Sunday, April 1, 2012

Golden morning

I was awake much of the night, struggling, and after finally dozing did not wake up until about seven this morning. When I got up and went into the hall outside my room which has a sole eastern window at its end from which I can see the snowy peak of Wy‘east, Mount Hood, I saw a sky I had never seen before, and may never see again.

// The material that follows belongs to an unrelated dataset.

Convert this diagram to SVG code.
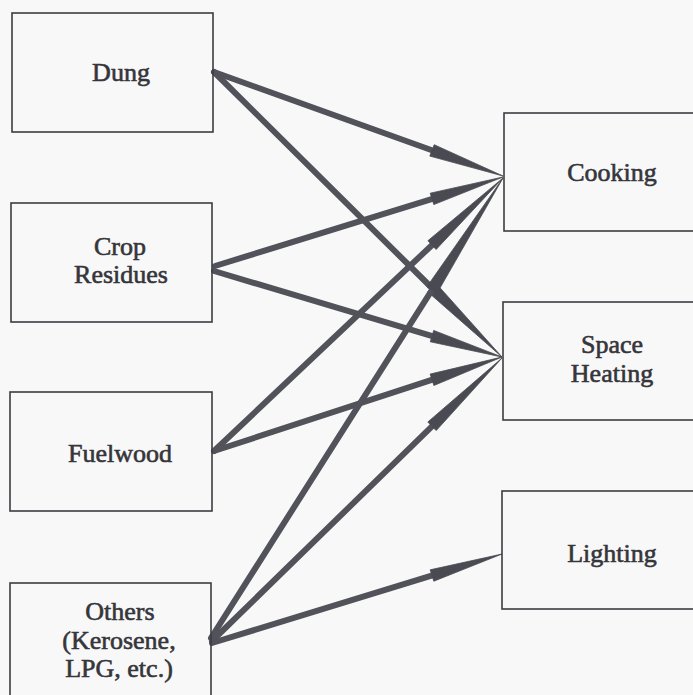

Portland has been under a total overcast for about a week. A high, featureless gray cloud cover from which descends an almost constant, and annoying, vague drizzle. There, visible through my unshuttered window, was a bright but dull gold overcast, seamless and universal, a reversal of the dull gray that it quickly became after about three minutes. Like the dull gold background of a medieval painting, the underside of the cloud field was illuminated almost, it seemed, from within and not by reflection, by a sun which somehow shone through a slim latticework of mists open momentarily at the far, low horizon.

I searched for the sun in vain, and could not see exactly where the light was coming from, but it must have been a little north of east, therefore from a point just left of the mountain's silhouette, also invisible through the clouds. As I watched, the unbroken goldness gradually, almost imperceptibly, evaporated into a melange of muted golds, greens, roses, and pale blues, now becoming featured as an inverted skyscape of shallow hills. Something more definite, a solar orb, bright yellow, showed itself for seconds through a final split in the latticed east, and then sunk upward into the ceiling of clouds, which now, as my eyes were drawn back to them, had almost enveloped and subdued the colorful canopy revealed seconds before. Finally, after only another half minute, nothing remained of sun or celestial tapestry, only the still, uneventful gray white opacity of morning rain.
Experienced and written on Saturday morning, 31 March, 2012.